For many advertisers, the anticipation that a simple announcement of buying airtime during the Superbowl isn’t enough. Neither is leaking the content of the ad. Now it’s simply not the event within the event, but the event before the event in the form of ad teasers. YouTube is the platform where the drama is in play with major players such as Toyota, Fiat, Coke, Doritos and Mercedes-Benz vying for attention. So far, it’s the Mercedes commercial featuring Kate Upton complete with soap suds, a revealing tank top and Daisy Duke shorts that’s capturing the spotlight. Coke is making a splash by asking online surfers to vote for which character group should make the final cut for the Superbowl ad. Whatever the modus operandi, the teasers represent additional bang for the advertising buck as 30-second spots are going for up to $4 million during the big broadcast.

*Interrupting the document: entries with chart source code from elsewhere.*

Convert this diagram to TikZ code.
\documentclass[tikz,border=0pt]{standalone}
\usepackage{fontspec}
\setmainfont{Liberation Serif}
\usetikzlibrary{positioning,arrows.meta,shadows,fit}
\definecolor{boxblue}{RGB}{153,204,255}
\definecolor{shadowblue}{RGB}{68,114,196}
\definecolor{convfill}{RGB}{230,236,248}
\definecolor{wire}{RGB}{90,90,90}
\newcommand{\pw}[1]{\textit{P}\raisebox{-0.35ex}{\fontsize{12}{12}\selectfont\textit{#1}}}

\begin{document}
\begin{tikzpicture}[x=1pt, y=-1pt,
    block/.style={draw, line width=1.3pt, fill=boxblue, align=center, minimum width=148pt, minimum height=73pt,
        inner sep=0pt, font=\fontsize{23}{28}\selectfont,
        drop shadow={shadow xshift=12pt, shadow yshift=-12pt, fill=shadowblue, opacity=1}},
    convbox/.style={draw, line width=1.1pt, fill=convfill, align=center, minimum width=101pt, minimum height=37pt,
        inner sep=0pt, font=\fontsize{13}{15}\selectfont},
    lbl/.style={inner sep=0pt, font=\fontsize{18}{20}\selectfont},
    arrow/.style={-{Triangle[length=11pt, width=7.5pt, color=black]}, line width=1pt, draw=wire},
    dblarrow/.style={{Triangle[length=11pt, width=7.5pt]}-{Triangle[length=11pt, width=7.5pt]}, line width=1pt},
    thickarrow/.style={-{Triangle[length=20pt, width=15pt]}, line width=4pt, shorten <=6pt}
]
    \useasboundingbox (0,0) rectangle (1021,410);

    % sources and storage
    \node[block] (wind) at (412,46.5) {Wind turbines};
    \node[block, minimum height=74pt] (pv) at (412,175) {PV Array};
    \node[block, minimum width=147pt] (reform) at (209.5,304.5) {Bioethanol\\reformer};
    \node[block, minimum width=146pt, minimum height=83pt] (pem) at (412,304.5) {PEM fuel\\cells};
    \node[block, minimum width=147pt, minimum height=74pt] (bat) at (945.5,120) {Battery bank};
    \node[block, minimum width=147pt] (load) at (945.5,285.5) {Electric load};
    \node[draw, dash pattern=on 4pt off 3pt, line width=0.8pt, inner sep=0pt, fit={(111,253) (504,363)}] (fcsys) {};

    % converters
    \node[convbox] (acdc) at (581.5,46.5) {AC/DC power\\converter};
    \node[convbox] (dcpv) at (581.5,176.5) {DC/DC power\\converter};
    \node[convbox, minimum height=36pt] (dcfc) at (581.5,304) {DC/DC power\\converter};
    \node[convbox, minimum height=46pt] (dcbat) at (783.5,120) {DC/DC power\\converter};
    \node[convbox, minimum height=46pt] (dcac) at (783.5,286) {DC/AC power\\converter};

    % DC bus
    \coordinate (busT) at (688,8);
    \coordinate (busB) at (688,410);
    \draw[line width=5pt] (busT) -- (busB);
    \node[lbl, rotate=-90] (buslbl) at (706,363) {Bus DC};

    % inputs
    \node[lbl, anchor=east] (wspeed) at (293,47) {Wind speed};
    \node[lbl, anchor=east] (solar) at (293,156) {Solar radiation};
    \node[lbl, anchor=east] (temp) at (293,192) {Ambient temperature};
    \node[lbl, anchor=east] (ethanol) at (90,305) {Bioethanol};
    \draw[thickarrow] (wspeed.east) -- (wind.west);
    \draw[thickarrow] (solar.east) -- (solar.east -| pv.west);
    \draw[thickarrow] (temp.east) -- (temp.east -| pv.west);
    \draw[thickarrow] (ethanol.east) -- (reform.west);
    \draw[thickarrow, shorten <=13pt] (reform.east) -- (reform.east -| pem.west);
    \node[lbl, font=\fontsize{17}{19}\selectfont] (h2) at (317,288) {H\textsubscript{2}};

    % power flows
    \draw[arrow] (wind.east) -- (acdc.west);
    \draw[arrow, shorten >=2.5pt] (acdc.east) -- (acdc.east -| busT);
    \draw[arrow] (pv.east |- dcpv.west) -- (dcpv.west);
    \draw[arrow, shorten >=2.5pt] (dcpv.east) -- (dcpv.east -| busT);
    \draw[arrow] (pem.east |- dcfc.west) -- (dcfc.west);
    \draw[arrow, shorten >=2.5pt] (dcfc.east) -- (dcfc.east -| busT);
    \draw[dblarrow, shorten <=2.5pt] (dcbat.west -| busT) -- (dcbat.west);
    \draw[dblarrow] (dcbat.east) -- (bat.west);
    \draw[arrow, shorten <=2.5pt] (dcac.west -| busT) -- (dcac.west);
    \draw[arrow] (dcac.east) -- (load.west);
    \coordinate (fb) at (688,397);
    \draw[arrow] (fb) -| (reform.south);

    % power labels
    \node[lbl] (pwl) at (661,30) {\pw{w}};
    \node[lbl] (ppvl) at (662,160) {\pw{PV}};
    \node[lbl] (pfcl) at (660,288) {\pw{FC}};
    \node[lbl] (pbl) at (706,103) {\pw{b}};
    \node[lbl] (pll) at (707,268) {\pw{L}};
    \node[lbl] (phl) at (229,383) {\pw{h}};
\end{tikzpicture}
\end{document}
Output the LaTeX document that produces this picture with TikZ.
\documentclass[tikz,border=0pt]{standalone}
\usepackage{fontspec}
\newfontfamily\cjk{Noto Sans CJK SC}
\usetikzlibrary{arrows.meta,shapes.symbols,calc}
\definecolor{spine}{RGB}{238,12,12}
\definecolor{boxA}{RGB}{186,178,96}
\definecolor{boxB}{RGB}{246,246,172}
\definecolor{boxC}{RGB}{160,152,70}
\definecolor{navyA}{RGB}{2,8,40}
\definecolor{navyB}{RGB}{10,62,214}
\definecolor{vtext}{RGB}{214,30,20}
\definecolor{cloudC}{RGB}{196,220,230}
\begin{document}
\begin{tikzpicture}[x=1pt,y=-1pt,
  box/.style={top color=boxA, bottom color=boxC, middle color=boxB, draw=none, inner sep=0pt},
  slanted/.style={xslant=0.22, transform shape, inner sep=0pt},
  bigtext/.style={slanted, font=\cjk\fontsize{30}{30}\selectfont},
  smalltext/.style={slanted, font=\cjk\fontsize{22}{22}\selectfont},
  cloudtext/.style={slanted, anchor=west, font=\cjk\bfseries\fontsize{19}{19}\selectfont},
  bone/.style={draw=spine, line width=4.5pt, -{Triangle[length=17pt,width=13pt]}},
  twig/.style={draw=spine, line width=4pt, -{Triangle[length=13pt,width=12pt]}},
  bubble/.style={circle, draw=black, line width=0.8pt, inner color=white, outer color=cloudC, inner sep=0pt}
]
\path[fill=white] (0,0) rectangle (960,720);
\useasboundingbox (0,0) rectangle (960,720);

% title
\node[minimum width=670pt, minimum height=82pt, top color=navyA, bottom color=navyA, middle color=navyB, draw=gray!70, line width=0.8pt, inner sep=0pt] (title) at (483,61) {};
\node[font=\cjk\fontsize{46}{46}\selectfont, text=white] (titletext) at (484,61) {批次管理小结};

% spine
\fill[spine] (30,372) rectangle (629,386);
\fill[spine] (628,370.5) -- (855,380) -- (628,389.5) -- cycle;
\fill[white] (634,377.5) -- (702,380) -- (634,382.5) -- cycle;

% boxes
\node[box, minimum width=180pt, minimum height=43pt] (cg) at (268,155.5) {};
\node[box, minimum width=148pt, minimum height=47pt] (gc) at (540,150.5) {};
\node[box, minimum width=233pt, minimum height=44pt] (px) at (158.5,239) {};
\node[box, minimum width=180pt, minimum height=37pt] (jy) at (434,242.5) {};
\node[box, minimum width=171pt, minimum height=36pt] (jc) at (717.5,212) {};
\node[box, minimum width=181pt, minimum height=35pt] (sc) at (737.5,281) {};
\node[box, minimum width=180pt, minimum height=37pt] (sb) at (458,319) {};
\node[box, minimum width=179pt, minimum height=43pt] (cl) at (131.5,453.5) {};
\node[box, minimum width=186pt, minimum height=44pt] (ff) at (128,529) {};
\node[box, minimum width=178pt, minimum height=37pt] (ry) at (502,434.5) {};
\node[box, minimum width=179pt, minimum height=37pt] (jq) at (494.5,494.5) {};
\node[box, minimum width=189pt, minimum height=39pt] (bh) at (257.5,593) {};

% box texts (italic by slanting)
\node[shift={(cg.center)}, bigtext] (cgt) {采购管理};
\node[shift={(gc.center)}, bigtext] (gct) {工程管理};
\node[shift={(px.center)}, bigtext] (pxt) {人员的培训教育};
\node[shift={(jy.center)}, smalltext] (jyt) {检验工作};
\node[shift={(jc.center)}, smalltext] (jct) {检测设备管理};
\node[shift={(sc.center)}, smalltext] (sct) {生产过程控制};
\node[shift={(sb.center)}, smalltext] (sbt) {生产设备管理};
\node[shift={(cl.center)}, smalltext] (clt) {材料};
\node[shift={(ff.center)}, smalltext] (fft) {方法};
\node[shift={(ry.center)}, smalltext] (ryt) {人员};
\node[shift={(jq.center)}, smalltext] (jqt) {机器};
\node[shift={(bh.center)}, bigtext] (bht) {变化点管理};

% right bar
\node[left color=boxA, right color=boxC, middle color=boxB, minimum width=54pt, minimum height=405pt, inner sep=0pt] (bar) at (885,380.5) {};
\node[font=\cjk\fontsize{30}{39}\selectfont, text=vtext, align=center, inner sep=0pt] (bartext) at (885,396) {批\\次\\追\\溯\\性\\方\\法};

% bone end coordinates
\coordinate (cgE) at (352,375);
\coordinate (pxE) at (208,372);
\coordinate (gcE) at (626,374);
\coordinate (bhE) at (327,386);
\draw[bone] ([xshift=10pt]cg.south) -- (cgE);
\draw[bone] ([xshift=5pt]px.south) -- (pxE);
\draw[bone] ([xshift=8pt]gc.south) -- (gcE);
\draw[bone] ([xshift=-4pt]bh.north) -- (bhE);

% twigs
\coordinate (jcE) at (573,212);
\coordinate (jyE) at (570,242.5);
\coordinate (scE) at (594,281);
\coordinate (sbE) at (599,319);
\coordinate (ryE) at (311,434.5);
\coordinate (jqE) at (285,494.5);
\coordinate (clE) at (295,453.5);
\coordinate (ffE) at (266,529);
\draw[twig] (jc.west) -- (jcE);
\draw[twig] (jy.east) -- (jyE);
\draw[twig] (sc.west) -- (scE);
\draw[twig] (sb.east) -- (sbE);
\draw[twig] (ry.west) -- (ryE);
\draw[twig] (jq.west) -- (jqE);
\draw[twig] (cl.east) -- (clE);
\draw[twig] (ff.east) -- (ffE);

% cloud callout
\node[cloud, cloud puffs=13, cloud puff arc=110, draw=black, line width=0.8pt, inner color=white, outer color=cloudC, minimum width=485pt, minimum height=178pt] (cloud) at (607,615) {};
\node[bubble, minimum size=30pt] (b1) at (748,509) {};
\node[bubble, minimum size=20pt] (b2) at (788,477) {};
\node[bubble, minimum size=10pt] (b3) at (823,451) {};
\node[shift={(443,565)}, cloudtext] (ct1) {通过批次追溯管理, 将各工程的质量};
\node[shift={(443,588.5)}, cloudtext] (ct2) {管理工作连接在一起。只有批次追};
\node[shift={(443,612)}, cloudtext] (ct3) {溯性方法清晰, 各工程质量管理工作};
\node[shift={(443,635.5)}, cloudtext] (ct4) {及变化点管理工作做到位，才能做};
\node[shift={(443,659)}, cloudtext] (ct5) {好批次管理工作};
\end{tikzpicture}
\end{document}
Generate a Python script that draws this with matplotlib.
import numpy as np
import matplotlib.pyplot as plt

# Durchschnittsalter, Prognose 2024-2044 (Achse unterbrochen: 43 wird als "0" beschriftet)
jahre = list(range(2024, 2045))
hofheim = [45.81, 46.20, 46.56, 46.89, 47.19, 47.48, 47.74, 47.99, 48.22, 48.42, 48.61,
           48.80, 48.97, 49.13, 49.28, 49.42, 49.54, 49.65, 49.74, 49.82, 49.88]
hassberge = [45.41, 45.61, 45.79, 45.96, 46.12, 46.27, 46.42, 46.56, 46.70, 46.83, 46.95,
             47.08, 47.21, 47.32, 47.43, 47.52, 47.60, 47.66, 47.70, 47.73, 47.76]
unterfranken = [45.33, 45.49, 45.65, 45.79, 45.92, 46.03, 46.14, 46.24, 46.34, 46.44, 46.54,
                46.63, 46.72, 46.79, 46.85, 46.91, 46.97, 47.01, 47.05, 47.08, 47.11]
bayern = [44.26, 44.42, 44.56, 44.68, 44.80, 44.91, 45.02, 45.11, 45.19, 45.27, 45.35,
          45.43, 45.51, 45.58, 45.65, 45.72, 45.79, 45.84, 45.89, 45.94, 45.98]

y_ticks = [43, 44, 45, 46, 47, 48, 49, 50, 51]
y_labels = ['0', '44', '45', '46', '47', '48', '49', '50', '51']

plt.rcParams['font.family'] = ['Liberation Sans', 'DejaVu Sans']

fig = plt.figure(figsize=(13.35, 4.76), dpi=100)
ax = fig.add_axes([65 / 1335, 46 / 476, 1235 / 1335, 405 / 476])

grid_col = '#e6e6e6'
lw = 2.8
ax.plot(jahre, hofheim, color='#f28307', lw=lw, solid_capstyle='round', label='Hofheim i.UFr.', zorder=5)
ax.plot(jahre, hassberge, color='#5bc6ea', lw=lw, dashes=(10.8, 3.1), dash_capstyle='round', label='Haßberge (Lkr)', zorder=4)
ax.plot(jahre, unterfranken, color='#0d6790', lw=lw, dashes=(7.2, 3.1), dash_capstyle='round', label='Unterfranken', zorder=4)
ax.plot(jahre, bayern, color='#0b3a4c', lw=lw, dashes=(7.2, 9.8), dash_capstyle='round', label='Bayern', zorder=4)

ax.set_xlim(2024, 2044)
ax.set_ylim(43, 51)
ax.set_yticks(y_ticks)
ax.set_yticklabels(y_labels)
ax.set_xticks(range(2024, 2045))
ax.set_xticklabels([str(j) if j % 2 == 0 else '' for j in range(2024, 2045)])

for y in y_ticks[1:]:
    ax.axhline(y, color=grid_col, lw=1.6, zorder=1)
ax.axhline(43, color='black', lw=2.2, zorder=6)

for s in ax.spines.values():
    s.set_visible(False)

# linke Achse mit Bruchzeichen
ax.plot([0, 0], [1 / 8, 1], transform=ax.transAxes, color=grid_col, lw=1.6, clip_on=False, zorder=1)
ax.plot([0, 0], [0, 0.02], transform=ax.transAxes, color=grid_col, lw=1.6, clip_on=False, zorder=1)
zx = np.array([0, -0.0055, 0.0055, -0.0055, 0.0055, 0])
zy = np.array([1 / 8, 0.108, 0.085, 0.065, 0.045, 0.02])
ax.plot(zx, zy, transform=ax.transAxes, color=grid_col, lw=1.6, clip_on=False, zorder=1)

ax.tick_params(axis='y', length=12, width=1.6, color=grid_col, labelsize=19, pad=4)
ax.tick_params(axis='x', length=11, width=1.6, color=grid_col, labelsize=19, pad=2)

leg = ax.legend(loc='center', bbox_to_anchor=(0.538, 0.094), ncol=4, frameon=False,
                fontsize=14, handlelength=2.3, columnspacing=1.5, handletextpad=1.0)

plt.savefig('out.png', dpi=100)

Exposure is expected to increase during the game itself as viewers, with smartphone devices in hand, will Tweet, Facebook, Redit, Tumble or make their views known on Instagram. These days, a Superbowl ad is nothing without social commentary. That instant chatter is what some advertisers are banking on by holding back video teasers. Just because a teaser hasn’t streamed through thousands of homes doesn’t mean it won’t be worth its advertising weight. Chances are the hidden ones will produce the biggest bang of all.